With the movements in this hemisphere, we are of necessity more immediately connected, and by causes which must be obvious to all enlightened and impartial observers.
- The Monroe Doctrine, 1823
In 1954, President Dwight D. Eisenhower intervened in Guatemala to remove its president, Jacobo Árbenz, who the United Fruit Company accused of being communist sympthizer.
The American republics wanted no Communist regime within their midst. They recognized that subversion by Communism was only another form of aggression, even more evil than that achieved by naked military force… Something had to be done quickly.

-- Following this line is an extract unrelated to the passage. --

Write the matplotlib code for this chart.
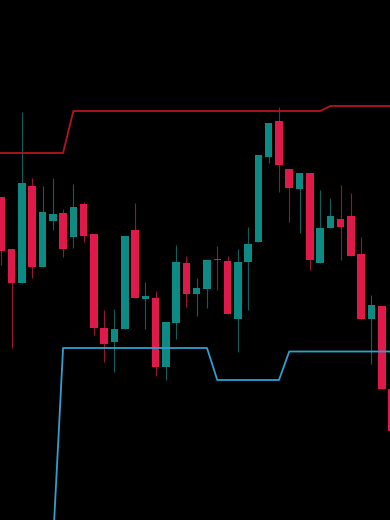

The first task was to marshal and crystallize Latin American public opinion on the issue. The opportunity presented itself at the Tenth Inter-American Conference of the Organization of the American States (OAS) which met in Caracas, Venezuela, in March of 1954. At that meeting the United States urged the adoption of a joint condemnation of Communism, contending vigorously that it should not be permitted to control any state in the Western Hemisphere. [Secretary of State John] Foster Dulles, representing the United States, argued that if Communism should succeed to this extent, it should be treated as a threat to the peace. On March 6 he introduced a draft resolution of a "Declaration of Solidarity for the Preservation of the Political Integrity of the American States against International Communist Intervention… by the middle of 1954 Latin America was free, for the time being at least, of any fixed outposts of Communism.